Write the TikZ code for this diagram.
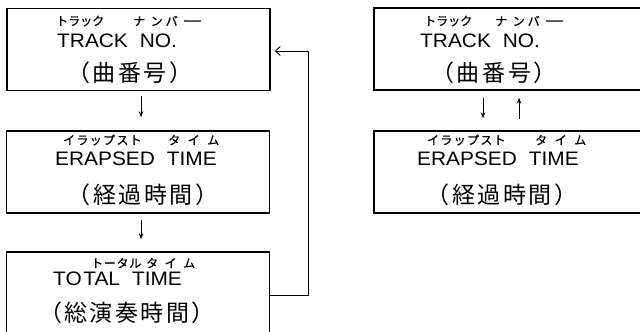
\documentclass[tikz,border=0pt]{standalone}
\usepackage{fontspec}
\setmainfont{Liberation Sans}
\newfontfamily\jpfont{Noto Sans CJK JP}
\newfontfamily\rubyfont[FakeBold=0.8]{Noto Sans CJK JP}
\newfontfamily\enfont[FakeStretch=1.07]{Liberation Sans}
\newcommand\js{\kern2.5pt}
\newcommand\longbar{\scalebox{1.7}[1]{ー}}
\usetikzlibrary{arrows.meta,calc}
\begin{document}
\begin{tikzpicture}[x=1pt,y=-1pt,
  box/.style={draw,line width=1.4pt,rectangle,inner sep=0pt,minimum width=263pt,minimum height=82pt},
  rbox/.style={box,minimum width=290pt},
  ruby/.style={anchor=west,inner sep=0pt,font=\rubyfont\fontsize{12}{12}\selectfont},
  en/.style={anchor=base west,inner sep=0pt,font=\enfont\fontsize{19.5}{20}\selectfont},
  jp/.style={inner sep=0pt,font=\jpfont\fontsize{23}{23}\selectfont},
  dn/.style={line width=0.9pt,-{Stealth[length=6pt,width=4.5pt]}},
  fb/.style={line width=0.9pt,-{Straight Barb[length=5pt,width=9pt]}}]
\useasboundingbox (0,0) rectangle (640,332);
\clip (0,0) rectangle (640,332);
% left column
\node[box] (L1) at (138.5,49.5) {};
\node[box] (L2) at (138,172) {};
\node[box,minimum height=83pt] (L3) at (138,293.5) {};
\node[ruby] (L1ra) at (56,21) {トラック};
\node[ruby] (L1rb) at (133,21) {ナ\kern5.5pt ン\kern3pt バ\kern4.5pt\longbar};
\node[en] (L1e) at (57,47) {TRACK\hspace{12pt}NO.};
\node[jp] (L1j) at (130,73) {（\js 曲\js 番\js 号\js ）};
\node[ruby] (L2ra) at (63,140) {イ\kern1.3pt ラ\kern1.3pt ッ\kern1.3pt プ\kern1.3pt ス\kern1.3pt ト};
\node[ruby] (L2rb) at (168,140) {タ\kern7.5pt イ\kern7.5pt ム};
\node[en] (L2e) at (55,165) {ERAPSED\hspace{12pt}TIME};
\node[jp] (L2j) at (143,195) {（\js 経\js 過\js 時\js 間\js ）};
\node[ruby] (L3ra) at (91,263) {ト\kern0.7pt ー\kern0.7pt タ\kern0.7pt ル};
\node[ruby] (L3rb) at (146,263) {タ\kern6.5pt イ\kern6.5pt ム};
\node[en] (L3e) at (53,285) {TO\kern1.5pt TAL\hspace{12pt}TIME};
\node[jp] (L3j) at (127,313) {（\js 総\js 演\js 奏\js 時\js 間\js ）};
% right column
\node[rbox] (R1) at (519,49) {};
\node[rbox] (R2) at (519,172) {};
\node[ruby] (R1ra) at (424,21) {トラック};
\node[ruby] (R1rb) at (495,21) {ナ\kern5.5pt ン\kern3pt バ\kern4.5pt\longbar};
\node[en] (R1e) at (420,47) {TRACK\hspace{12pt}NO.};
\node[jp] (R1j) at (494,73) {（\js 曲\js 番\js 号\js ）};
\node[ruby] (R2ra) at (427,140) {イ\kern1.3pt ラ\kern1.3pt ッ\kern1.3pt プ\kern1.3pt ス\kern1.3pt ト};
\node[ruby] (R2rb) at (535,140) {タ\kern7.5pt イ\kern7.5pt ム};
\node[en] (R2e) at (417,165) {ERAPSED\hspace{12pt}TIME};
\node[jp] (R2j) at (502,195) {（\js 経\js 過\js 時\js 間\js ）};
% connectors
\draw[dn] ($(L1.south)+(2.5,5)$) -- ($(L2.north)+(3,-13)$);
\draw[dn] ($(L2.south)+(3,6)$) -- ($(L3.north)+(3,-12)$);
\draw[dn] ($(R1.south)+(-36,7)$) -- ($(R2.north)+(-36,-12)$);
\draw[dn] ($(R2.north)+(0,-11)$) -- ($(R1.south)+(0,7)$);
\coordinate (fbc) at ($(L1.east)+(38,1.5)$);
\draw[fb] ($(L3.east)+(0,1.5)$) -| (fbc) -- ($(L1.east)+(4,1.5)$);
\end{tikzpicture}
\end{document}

☆ ☆ ☆ ☆ ☆ ☆ ☆

[DESCRIPTION OF THE TASK]: Your task is an exact transcription of all the data, minus the pictures.

[SOLUTION BELOW]:
Write the TikZ code for this diagram.
\documentclass[tikz,border=0pt]{standalone}
\usepackage{fontspec}
\setmainfont{Liberation Sans}
\newfontfamily\jpfont{Noto Sans CJK JP}
\newfontfamily\rubyfont[FakeBold=0.8]{Noto Sans CJK JP}
\newfontfamily\enfont[FakeStretch=1.07]{Liberation Sans}
\newcommand\js{\kern2.5pt}
\newcommand\longbar{\scalebox{1.7}[1]{ー}}
\usetikzlibrary{arrows.meta,calc}
\begin{document}
\begin{tikzpicture}[x=1pt,y=-1pt,
  box/.style={draw,line width=1.4pt,rectangle,inner sep=0pt,minimum width=263pt,minimum height=82pt},
  rbox/.style={box,minimum width=290pt},
  ruby/.style={anchor=west,inner sep=0pt,font=\rubyfont\fontsize{12}{12}\selectfont},
  en/.style={anchor=base west,inner sep=0pt,font=\enfont\fontsize{19.5}{20}\selectfont},
  jp/.style={inner sep=0pt,font=\jpfont\fontsize{23}{23}\selectfont},
  dn/.style={line width=0.9pt,-{Stealth[length=6pt,width=4.5pt]}},
  fb/.style={line width=0.9pt,-{Straight Barb[length=5pt,width=9pt]}}]
\useasboundingbox (0,0) rectangle (640,332);
\clip (0,0) rectangle (640,332);
% left column
\node[box] (L1) at (138.5,49.5) {};
\node[box] (L2) at (138,172) {};
\node[box,minimum height=83pt] (L3) at (138,293.5) {};
\node[ruby] (L1ra) at (56,21) {トラック};
\node[ruby] (L1rb) at (133,21) {ナ\kern5.5pt ン\kern3pt バ\kern4.5pt\longbar};
\node[en] (L1e) at (57,47) {TRACK\hspace{12pt}NO.};
\node[jp] (L1j) at (130,73) {（\js 曲\js 番\js 号\js ）};
\node[ruby] (L2ra) at (63,140) {イ\kern1.3pt ラ\kern1.3pt ッ\kern1.3pt プ\kern1.3pt ス\kern1.3pt ト};
\node[ruby] (L2rb) at (168,140) {タ\kern7.5pt イ\kern7.5pt ム};
\node[en] (L2e) at (55,165) {ERAPSED\hspace{12pt}TIME};
\node[jp] (L2j) at (143,195) {（\js 経\js 過\js 時\js 間\js ）};
\node[ruby] (L3ra) at (91,263) {ト\kern0.7pt ー\kern0.7pt タ\kern0.7pt ル};
\node[ruby] (L3rb) at (146,263) {タ\kern6.5pt イ\kern6.5pt ム};
\node[en] (L3e) at (53,285) {TO\kern1.5pt TAL\hspace{12pt}TIME};
\node[jp] (L3j) at (127,313) {（\js 総\js 演\js 奏\js 時\js 間\js ）};
% right column
\node[rbox] (R1) at (519,49) {};
\node[rbox] (R2) at (519,172) {};
\node[ruby] (R1ra) at (424,21) {トラック};
\node[ruby] (R1rb) at (495,21) {ナ\kern5.5pt ン\kern3pt バ\kern4.5pt\longbar};
\node[en] (R1e) at (420,47) {TRACK\hspace{12pt}NO.};
\node[jp] (R1j) at (494,73) {（\js 曲\js 番\js 号\js ）};
\node[ruby] (R2ra) at (427,140) {イ\kern1.3pt ラ\kern1.3pt ッ\kern1.3pt プ\kern1.3pt ス\kern1.3pt ト};
\node[ruby] (R2rb) at (535,140) {タ\kern7.5pt イ\kern7.5pt ム};
\node[en] (R2e) at (417,165) {ERAPSED\hspace{12pt}TIME};
\node[jp] (R2j) at (502,195) {（\js 経\js 過\js 時\js 間\js ）};
% connectors
\draw[dn] ($(L1.south)+(2.5,5)$) -- ($(L2.north)+(3,-13)$);
\draw[dn] ($(L2.south)+(3,6)$) -- ($(L3.north)+(3,-12)$);
\draw[dn] ($(R1.south)+(-36,7)$) -- ($(R2.north)+(-36,-12)$);
\draw[dn] ($(R2.north)+(0,-11)$) -- ($(R1.south)+(0,7)$);
\coordinate (fbc) at ($(L1.east)+(38,1.5)$);
\draw[fb] ($(L3.east)+(0,1.5)$) -| (fbc) -- ($(L1.east)+(4,1.5)$);
\end{tikzpicture}
\end{document}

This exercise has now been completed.